Last night, Halloween 2007, featured downtown New York’s 34th annual Halloween parade, filling the village with drunks, frat boys, and drunk fratboys.
In my old age I’ve failed to get into the Halloween spirit. I haven’t had much of a costume since I was the Mad Hatter my senior year of High School, and even that just involved wearing a hat. The next few Halloweens are all a blur, culminating last year when I threw on a fur coat and called myself a squirrel. When it comes to Halloween, I like to get out of the Village and head to Lazytown: Population, Me.
This year I was lazy enough not to even TRY to have a costume, so I should have been more impressed by all the girls who put so much effort into wearing so little. But I wasn’t. So my investment banker friends and I traipsed through the village trying to find the best place to go, pointing at people, staring, and doing all those things you’re told not to do when you’re young.
If there’s anything New Yorkers don’t need an excuse to do, it’s drink. For some reason, Halloween has become this kind of surrogate St. Patrick’s day, and St. Patrick’s day is just a more extravagant East Village Saturday, only everyone wears green. Halloween, however, demands everyone be in costume. It’s also a little like the only other holiday that I know involves costumes, Purim.

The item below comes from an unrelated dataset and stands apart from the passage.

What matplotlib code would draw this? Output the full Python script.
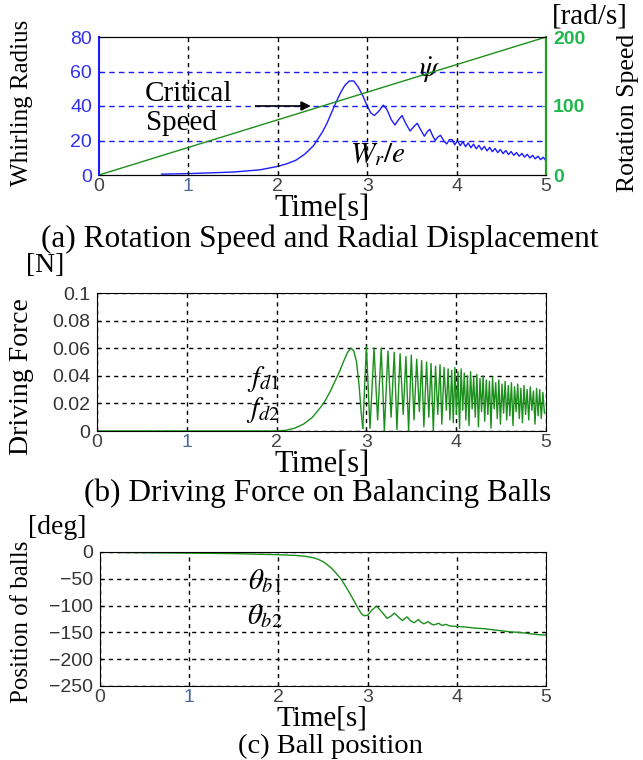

I was surprised to see that even at 1:00am on a WEDNESDAY night there were still tons of people out drinking. I can’t believe all of those people called in sick to work the next day. I was even witness to a crime, involving one man chasing another man through the streets screaming “Police! Stop that guy! He’s got my shit!” The crowds were horrible, the traffic worse, and the foot-traffic easily reminiscent of Times Square. Despite all this, I think I’d end up traveling to village on Halloween if I didn’t already live there, so I should just stop complaining.